→ Your goal:
Copy out each line of the data that holds the word "page".

= = = =

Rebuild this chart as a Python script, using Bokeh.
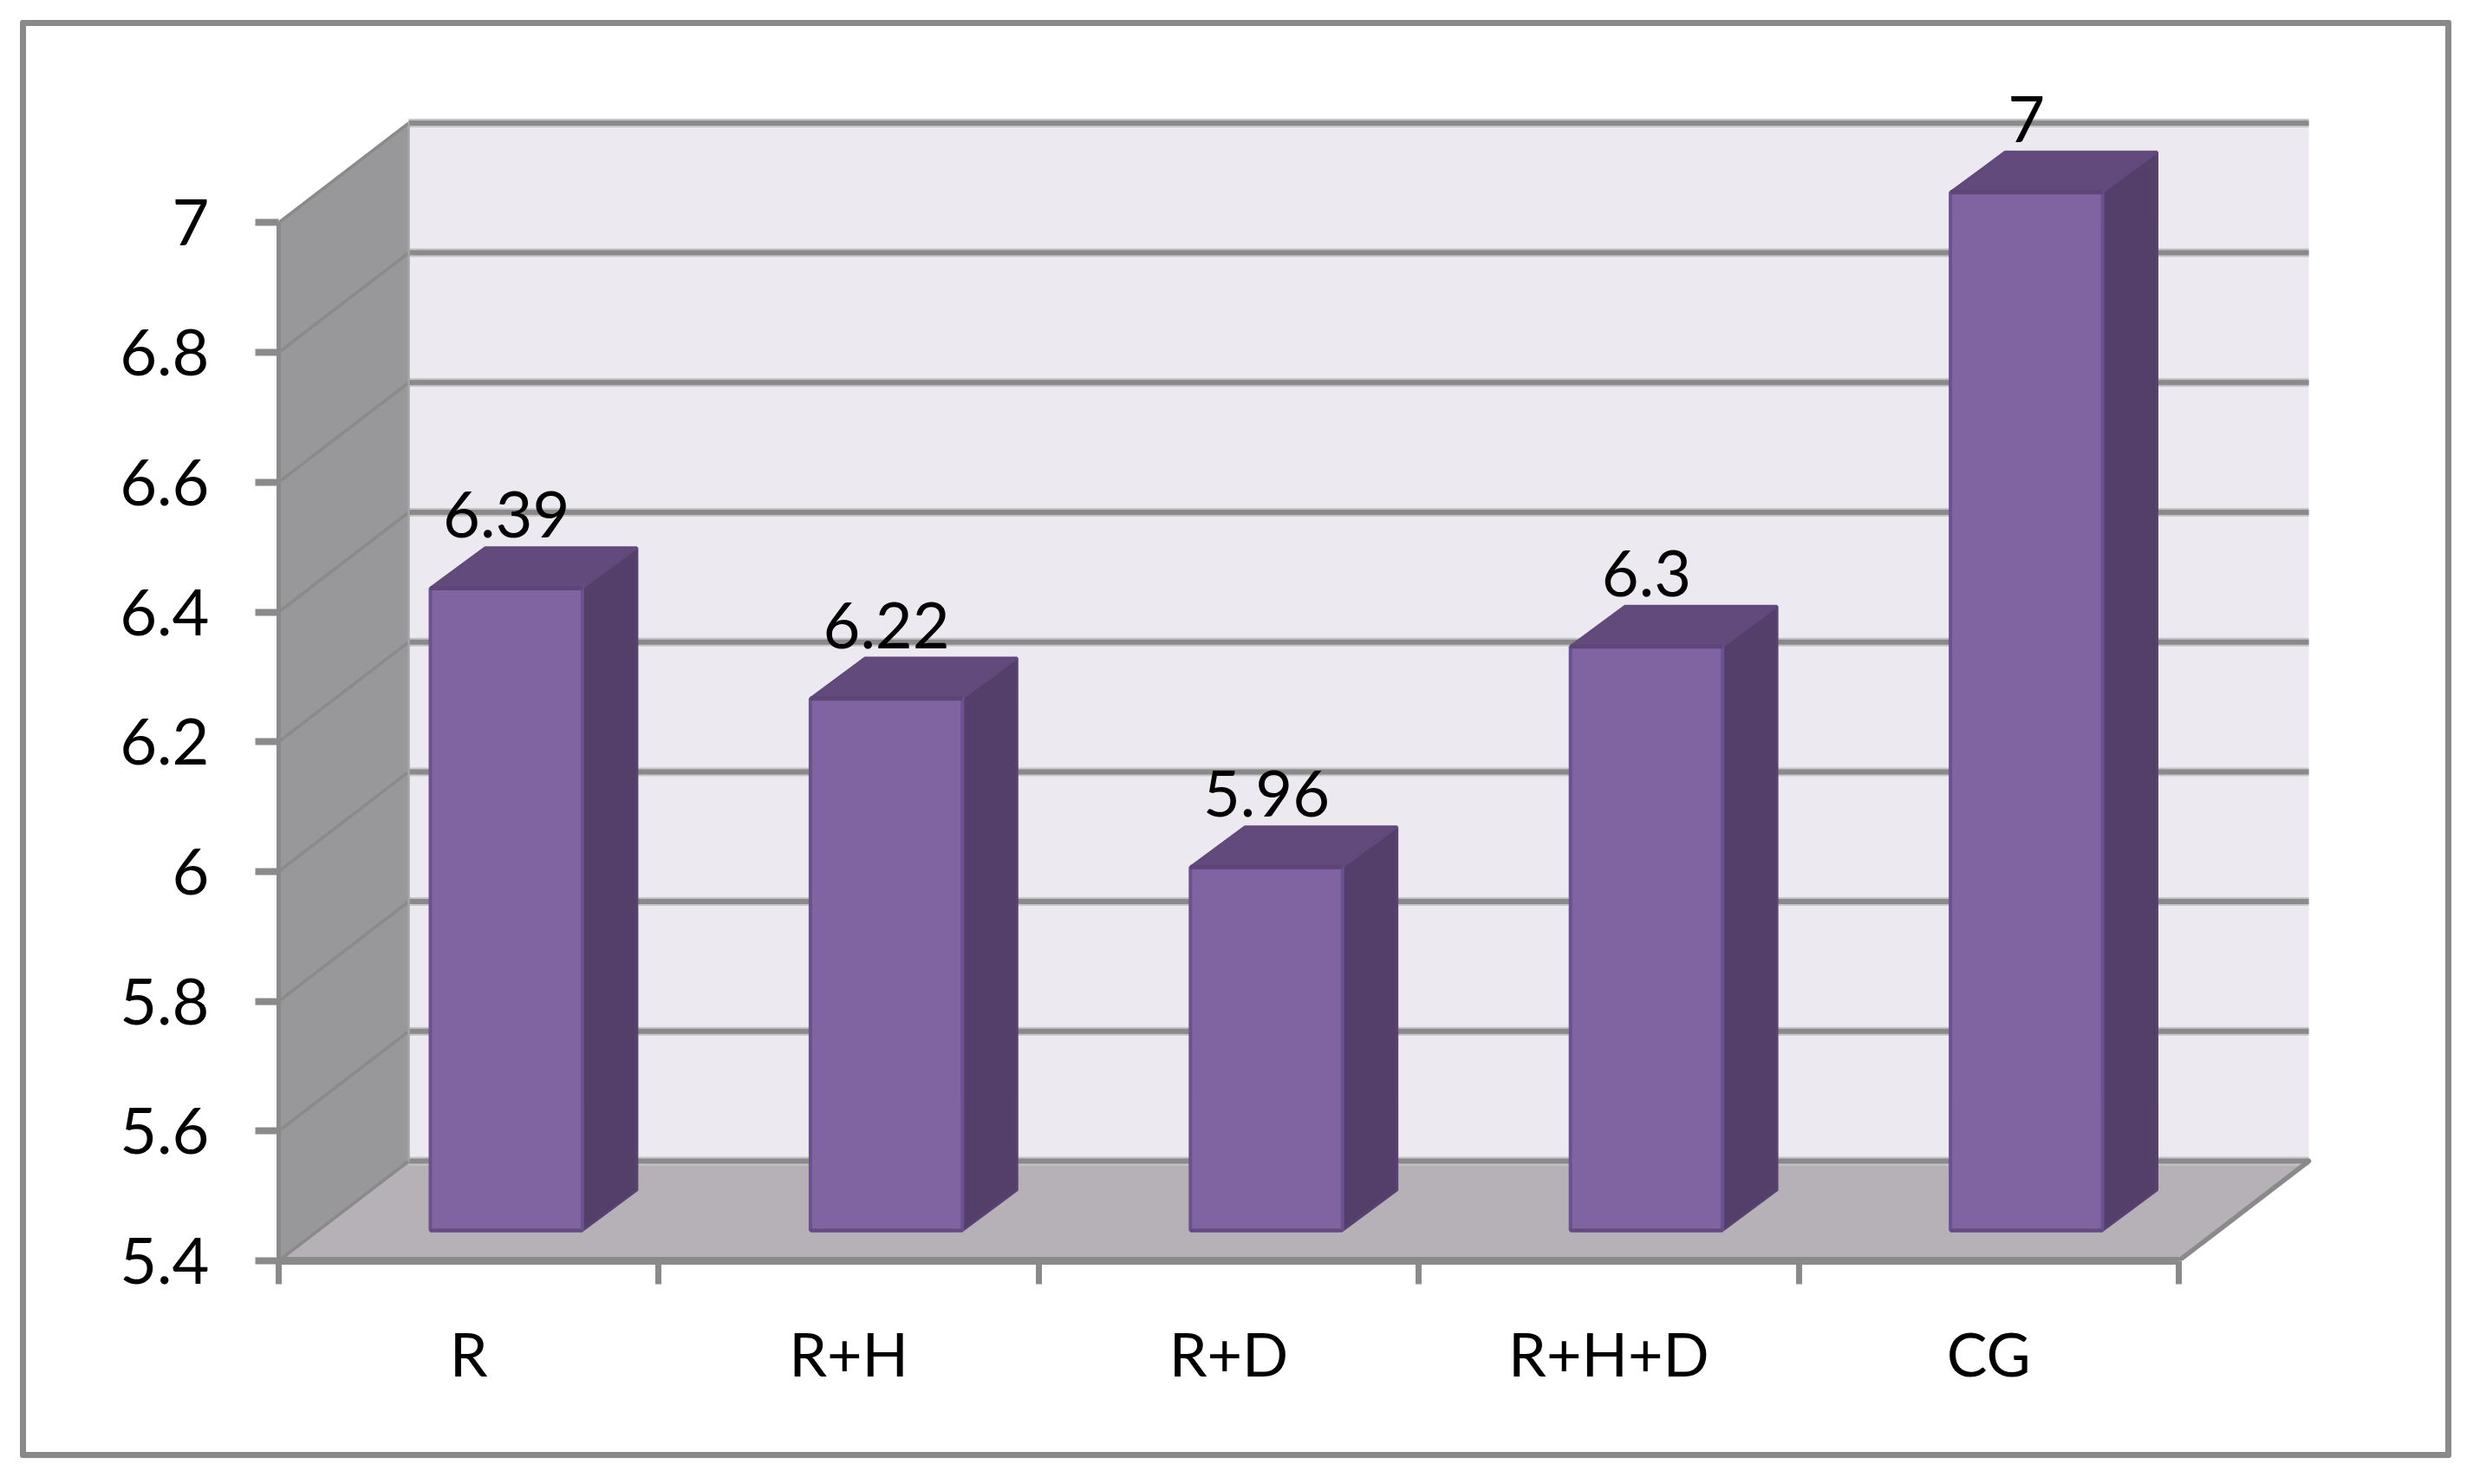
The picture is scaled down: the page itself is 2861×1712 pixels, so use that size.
from bokeh.plotting import figure
from bokeh.models import Range1d, FixedTicker, InlineStyleSheet, ColumnDataSource
from bokeh.core.properties import value
from bokeh.embed import file_html
from bokeh.resources import INLINE

# data
categories = ["R", "R+H", "R+D", "R+H+D", "CG"]
values = [6.39, 6.22, 5.96, 6.3, 7]
value_labels = ["6.39", "6.22", "5.96", "6.3", "7"]
y_ticks = [5.4, 5.6, 5.8, 6, 6.2, 6.4, 6.6, 6.8, 7]
y_tick_labels = ["5.4", "5.6", "5.8", "6", "6.2", "6.4", "6.6", "6.8", "7"]

# geometry of the pseudo-3D box, in axis units
BASE = 5.4
PX_X, PX_Y = 438.4, 748.5
DX = 150 / PX_X       # depth of the box along x
DY = 115 / PX_Y       # depth of the box along y
BAR_HALF = 0.2
BAR_D0 = 0.29
BAR_D0_Y = 0.305
BAR_D1 = 0.71
n = len(categories)

GREY = "#8a8a8a"
HALO = "#c6c5ca"
FONT = "Lato"

frame_left, frame_bottom = 321, 1454
W, H = 2845, 1696
p = figure(width=W, height=H, output_backend="svg", toolbar_location=None,
           min_border_left=frame_left, min_border_right=0, min_border_top=0,
           min_border_bottom=H - frame_bottom,
           x_range=Range1d(0, (W - frame_left) / PX_X),
           y_range=Range1d(BASE, BASE + frame_bottom / PX_Y))
p.grid.visible = False
p.outline_line_color = None
p.background_fill_color = "white"
p.border_fill_color = "white"

# outer border of the chart (it lies outside the plot frame, so it is page styling)
p.stylesheets = [InlineStyleSheet(css="""
:host::after {
  content: ""; position: absolute; left: 22.5px; top: 22.5px;
  width: 2805px; height: 1659px; box-sizing: border-box;
  border: 7px solid #8a8a8a; border-radius: 3px; pointer-events: none;
}
""")]

# side wall, back wall, floor
top = max(y_ticks)
p.patch([0, DX, DX, 0], [BASE, BASE + DY, top + DY, top], fill_color="#989799", line_color=None)
p.patch([DX, n + DX, n + DX, DX], [BASE + DY, BASE + DY, top + DY, top + DY],
        fill_color="#ECE9F1", line_color=None)
p.patch([0, n, n + DX, DX], [BASE, BASE, BASE + DY, BASE + DY], fill_color="#B5B1B6", line_color=None)

# grid lines
for t in y_ticks:
    p.line([0, DX], [t, t + DY], line_color=GREY, line_width=3.5)
    p.line([DX, n + DX], [t + DY, t + DY], line_color=HALO, line_width=10)
    p.line([DX, n + DX], [t + DY, t + DY], line_color=GREY, line_width=6)
p.line([DX, DX], [BASE + DY, top + DY], line_color="#a5a5a5", line_width=2.5)
p.line([n, n + DX], [BASE, BASE + DY], line_color=GREY, line_width=5.5, line_cap="round")

# bars
front_left = [c + 0.5 - BAR_HALF + BAR_D0 * DX for c in range(n)]
front_right = [c + 0.5 + BAR_HALF + BAR_D0 * DX for c in range(n)]
bar_base = BASE + BAR_D0_Y * DY
bar_top = [v + BAR_D0_Y * DY for v in values]
dd_x = (BAR_D1 - BAR_D0) * DX
dd_y = (BAR_D1 - BAR_D0_Y) * DY

p.patches([[r, r + dd_x, r + dd_x, r] for r in front_right],
          [[bar_base, bar_base + dd_y, t + dd_y, t] for t in bar_top],
          fill_color="#533F69", line_color="#584370", line_width=3)
p.patches([[l, l + dd_x, r + dd_x, r] for l, r in zip(front_left, front_right)],
          [[t, t + dd_y, t + dd_y, t] for t in bar_top],
          fill_color="#624B7C", line_color="#614A7B", line_width=3)
p.quad(left=front_left, right=front_right, bottom=bar_base, top=bar_top,
       fill_color="#8064A2", line_color="#6A5190", line_width=4)
p.segment(x0=front_left, x1=front_right, y0=bar_top, y1=bar_top,
          line_color="#5D4577", line_width=5)
p.segment(x0=front_left, x1=front_right, y0=bar_base, y1=bar_base,
          line_color="#644B83", line_width=4)

# value labels
labels = ColumnDataSource(dict(
    x=[c + 0.5 + BAR_D0 * DX for c in range(n)],
    y=[v + BAR_D1 * DY + 38 / PX_Y for v in values],
    t=value_labels))
p.text("x", "y", text="t", source=labels, text_font=value(FONT), text_font_size="74px",
       text_color="black", text_align="center", text_baseline="alphabetic")

# axes
xa = p.xaxis[0]
xa.bounds = (0, n)
xa.ticker = FixedTicker(ticks=[c + 0.5 for c in range(n)], minor_ticks=list(range(n + 1)))
xa.major_label_overrides = {c + 0.5: categories[c] for c in range(n)}
xa.major_tick_line_color = None
xa.major_tick_out = 27
xa.major_tick_in = 0
xa.minor_tick_out = 27
xa.minor_tick_in = 0
xa.minor_tick_line_color = GREY
xa.minor_tick_line_width = 7
xa.axis_line_color = GREY
xa.axis_line_width = 9
xa.major_label_text_font = FONT
xa.major_label_text_font_size = "70px"
xa.major_label_text_color = "black"
xa.major_label_standoff = 37

ya = p.yaxis[0]
ya.bounds = (BASE, top)
ya.ticker = FixedTicker(ticks=y_ticks)
ya.major_label_overrides = dict(zip(y_ticks, y_tick_labels))
ya.major_tick_out = 27
ya.major_tick_in = 0
ya.major_tick_line_color = GREY
ya.major_tick_line_width = 8
ya.minor_tick_line_color = None
ya.axis_line_color = GREY
ya.axis_line_width = 5
ya.major_label_text_font = FONT
ya.major_label_text_font_size = "74px"
ya.major_label_text_color = "black"
ya.major_label_standoff = 53

open("out.html", "w").write(file_html(p, INLINE))
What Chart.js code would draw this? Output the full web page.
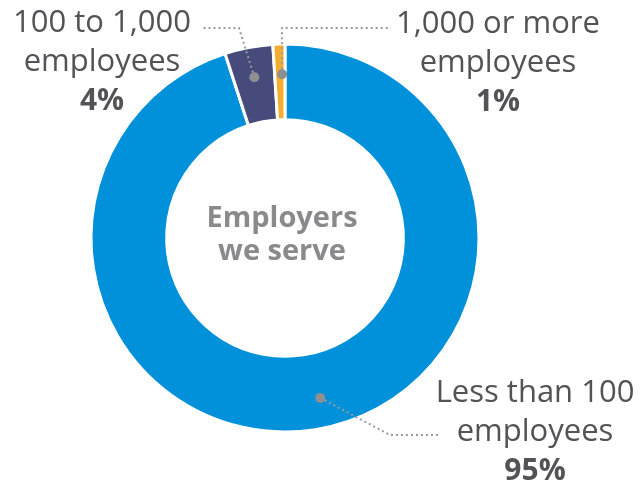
<!DOCTYPE html>
<html>
<head>
<meta charset="utf-8">
<script src="https://cdn.jsdelivr.net/npm/chart.js@4.4.0/dist/chart.umd.min.js"></script>
<style>
  html, body { margin: 0; padding: 0; background: #fff; }
  #wrap { width: 642px; height: 484px; }
</style>
</head>
<body>
<div id="wrap"><canvas id="myChart" width="642" height="484"></canvas></div>
<script>
// employer size groups, in drawing order (clockwise from 12 o'clock)
const categories = ['Less than 100 employees', '100 to 1,000 employees', '1,000 or more employees'];
const labelLines = [['Less than 100', 'employees'], ['100 to 1,000', 'employees'], ['1,000 or more', 'employees']];
const shares = [95, 4, 1];
const sliceColors = ['#0091da', '#464b7c', '#f3ad2f'];
const centerLines = ['Employers', 'we serve'];

// callout layout: text block centre + leader elbow/end, and where on the arc the dot sits
const callouts = [
  { x: 535, y: 402, anchor: 0.49, elbow: [390, 435], end: [441, 435] },
  { x: 102, y: 32, anchor: 0.5, elbow: [239, 28], end: [201, 28] },
  { x: 498, y: 33, anchor: 0.72, elbow: [282, 28], end: [391, 28] }
];

const calloutPlugin = {
  id: 'callouts',
  afterDatasetsDraw(chart) {
    const ctx = chart.ctx;
    const arcs = chart.getDatasetMeta(0).data;
    ctx.save();

    // centre title
    const c = arcs[0];
    ctx.fillStyle = '#8a8a8c';
    ctx.font = 'bold 29px "Open Sans"';
    ctx.textAlign = 'center';
    ctx.textBaseline = 'alphabetic';
    ctx.fillText(centerLines[0], c.x - 3, 227);
    ctx.fillText(centerLines[1], c.x - 3, 260);

    arcs.forEach((arc, i) => {
      const co = callouts[i];
      const a = arc.startAngle + (arc.endAngle - arc.startAngle) * co.anchor;
      const r = arc.innerRadius + (arc.outerRadius - arc.innerRadius) * 0.6;
      const px = arc.x + Math.cos(a) * r;
      const py = arc.y + Math.sin(a) * r;

      // dotted leader
      ctx.strokeStyle = '#9a9a9c';
      ctx.lineWidth = 2;
      ctx.setLineDash([2, 3]);
      ctx.beginPath();
      ctx.moveTo(px, py);
      ctx.lineTo(co.elbow[0], co.elbow[1]);
      ctx.lineTo(co.end[0], co.end[1]);
      ctx.stroke();
      ctx.setLineDash([]);

      ctx.fillStyle = '#8f8f91';
      ctx.beginPath();
      ctx.arc(px, py, 5, 0, Math.PI * 2);
      ctx.fill();

      // label text
      ctx.fillStyle = '#535357';
      ctx.font = '31px "Open Sans"';
      ctx.fillText(labelLines[i][0], co.x, co.y);
      ctx.fillText(labelLines[i][1], co.x, co.y + 39);
      ctx.font = 'bold 30px "Open Sans"';
      ctx.fillText(shares[i] + '%', co.x, co.y + 78);
    });
    ctx.restore();
  }
};

const ctx = document.getElementById('myChart').getContext('2d');
const myChart = new Chart(ctx, {
  type: 'doughnut',
  data: {
    labels: categories,
    datasets: [{
      data: shares,
      backgroundColor: sliceColors,
      borderColor: '#ffffff',
      borderWidth: 3
    }]
  },
  options: {
    responsive: false,
    animation: false,
    cutout: '61%',
    events: [],
    layout: { padding: { top: 42.5, bottom: 50.5, left: 89.5, right: 161.5 } },
    plugins: {
      legend: { display: false },
      tooltip: { enabled: false }
    }
  },
  plugins: [calloutPlugin]
});
</script>
</body>
</html>
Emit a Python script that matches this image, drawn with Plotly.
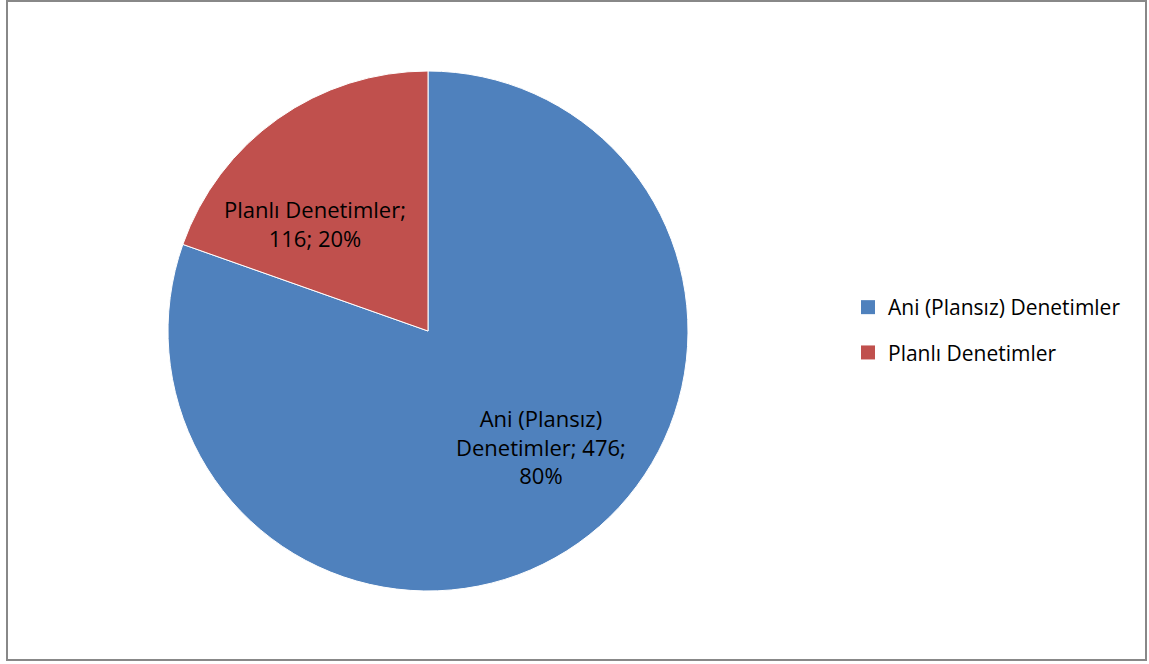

= = = =

→ Solution to this task:
The picture is scaled down: the page itself is 2861×1712 pixels, so use that size.
# outer border of the chart (it lies outside the plot frame, so it is page styling)
What Chart.js code would draw this? Output the full web page.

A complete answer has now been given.